Посылка 1: Все собаки смертны.

Посылка 2: Сократ был смертным.

Заключение: Следовательно, Сократ был собакой.

Или возьмем более предметный пример:

Посылка 1: Париж находится в Европе.

Посылка 2: Я нахожусь в Европе.

Заключение: Следовательно, я нахожусь в Париже.

Возможно, это абсолютно верно в отношении 2,1 миллиона жителей Парижа, но ложно в отношении подавляющего большинства из 500 миллионов человек, живущих в Европе. В данном случае утверждение консеквента приводит к выводу о том, что люди, живущие в Дублине, Лондоне, Берлине, Брюсселе или во множестве других европейских населенных пунктов, на самом деле находятся в Париже, огромными толпами атакуют метро и выстраиваются в гигантские очереди у подножия Эйфелевой башни. То, что вывод верен в отношении парижан, – дело случая. Но именно потому, что подобные рассуждения могут попадать в цель, их довольно часто используют в спорах, несмотря на их сущностную порочность.

Ошибку конверсии легко заметить в таких примерах, какие были приведены выше, но их можно применять более тонко и не так прямолинейно, и тогда даже относительно проницательный человек может пасть жертвой замаскированного мошенничества. К замаскированной версии утверждения консеквента часто прибегают в рекламе предметов роскоши – от духов до спортивных автомобилей. На рекламных плакатах такого рода изображены, как правило, успешные и привлекательные люди. Логика подобного сценария заключается в том, что всякий, кто покупает данный предмет, автоматически становится социально и сексуально привлекательным. Однако те из нас, кому приходилось видеть полного человека средних лет за рулем спортивного автомобиля, признают, что этот вывод ложен и неверен.

Если оставить в стороне такой мотив как тщеславие, то мы увидим, что примененная ошибка конверсии может создать иллюзию правдоподобия абсолютно неверного аргумента. 11 сентября 2001 года исламские экстремисты, действуя организованно и согласованно, захватили четыре американских пассажирских самолета. Борт, выполнявший рейс 11 компании “Американ Эйрлайнс” (American Airlines), врезался в северную башню Всемирного торгового центра между 93 и 99 этажами на скорости 790 км/час. Спустя считанные минуты самолет, выполнявший рейс 175 компании “Юнайтед Эйрлайнс” (United Airlines), протаранил южную башню на скорости 950 км/час между 77 и 85 этажами. Сила ударов была такова, что обе башни окутали клубы густого черного дыма, а затем там начал бушевать пожар, повредивший несущие конструкции настолько, что они не выдержали нагрузки.

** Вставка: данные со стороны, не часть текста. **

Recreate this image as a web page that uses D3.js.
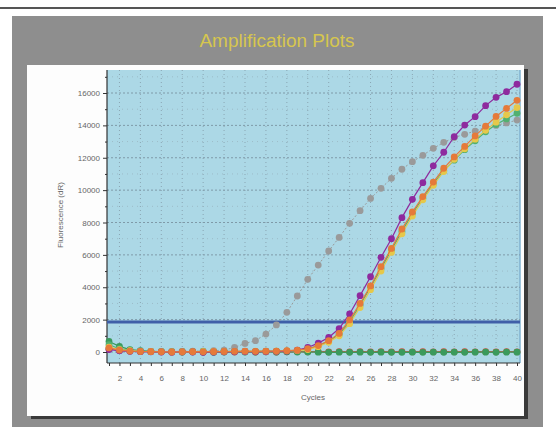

В 10.30 обе башни рухнули на глазах у объятого ужасом человечества.

В другом месте террористы, захватившие самолет, выполнявший рейс 77 компании “Американ Эйрлайнс”, направили его на Пентагон. Пассажиры рейса 93 компании “Юнайтед Эйрлайнс”, проявив потрясающее мужество и пожертвовав жизнью, обезвредили террористов; самолет, целью которого преступники избрали политическое сердце Вашингтона, упал и разбился возле города Шансквилл (Пенсильвания). Когда дым над руинами Торгового центра рассеялся, под развалинами обнаружили тела 2 996 человек – жертв крупнейшей террористической атаки на территории США. Мир содрогнулся от беспримерной дерзости этого нападения на самую могущественную страну, навсегда запечатлев в своей памяти величественный контур Башен-близнецов, этого погибшего символа нашего культурного самосознания.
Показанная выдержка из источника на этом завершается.